Ci sono ben 72 miliardi di euro in ballo oltre ad almeno 400mila posti di lavoro entro il 2020. Sono queste le cifre importanti unite al risparmio e al contempo alla nuova occupazione e che sono strettamente legati alla piena attuazione delle leggi emanate dalla Comunità Europea sui rifiuti e che ancora invece vengono parzialmente o totalmente ignorate.
E’ quello che emerge da un rapporto pubblicato nel fine settimana dalla UE e che apre una via nuova per il risparmio economico dei governi europei e quindi indirettamente per i loro cittadini.
Sono stati presi in esame i casi di diversi stati membri, dalla Germania ai Paesi Bassi passando per Irlanda, Cipro ma anche l’Italia.
E’ emerso come il settore della gestione dei rifiuti e del riciclaggio sia finalmente diventato molto attivo in tutta Europea, ma offra ancora opportunità economiche con un forte potenziale di espansione. Infatti se nel 2008 il fatturato complessivo pari a 145 miliardi di euro costituiva circa l’1% del PIL di tutta l’Unione e rappresentava 2 milioni di posti di lavoro. E se il trend dovesse essere questo, soprattutto se venissero messe in pratica tutte le leggi dell’Unione, si arriverebbe a creare un settore da 2,4 milioni di posti di lavoro e un fatturato annuo complessivo di 187 miliardi di euro.
La controindicazione sta nel fatto che troppo spesso i prezzi non rispecchiano il costo reale dello smaltimento e soprattutto molti stati membri non dispongono di infrastrutture adeguate per la raccolta differenziata, il riciclaggio e il recupero.

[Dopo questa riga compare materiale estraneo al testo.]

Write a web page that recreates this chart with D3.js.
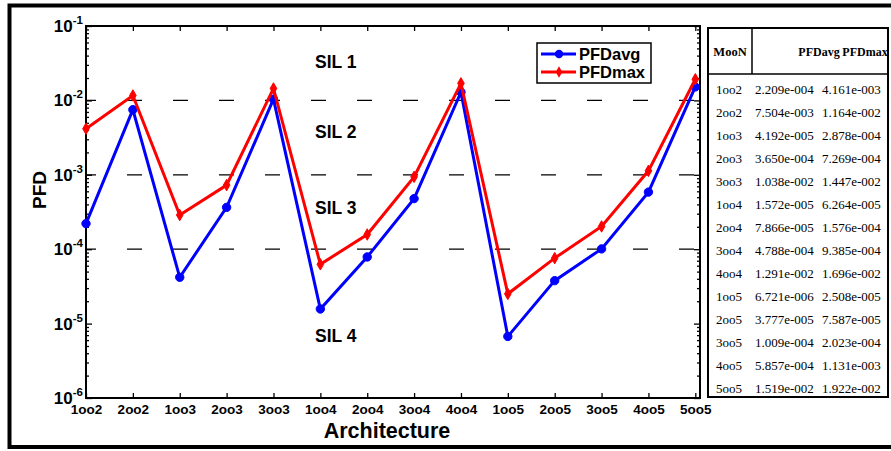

A ciò si deve aggiungere l’assenza di un controllo sistematico e di meccanismi di rispetto dell’applicazione, così come la carenza di dati affidabili sulla gestione dei rifiuti.
Sono tre quindi i passaggi fondamentali da osservare: avere una conoscenza più approfondita dei rifiuti, disporre quindi di dati migliori e verificare in maniera sistematica la corretta applicazione della legislazione. In questo può tornare utile il Data Centre on Waste, sorta di banca dati elettronica creata direttamente da Eurostat. E ancora andrebbe migliorato il principio “chi inquina paga”, ricorrendo a strumenti economici che potrebbero costituire un fondo utile alla gestione dei rifiuti. Infine andrebbero aumentate le azioni di monitoraggio.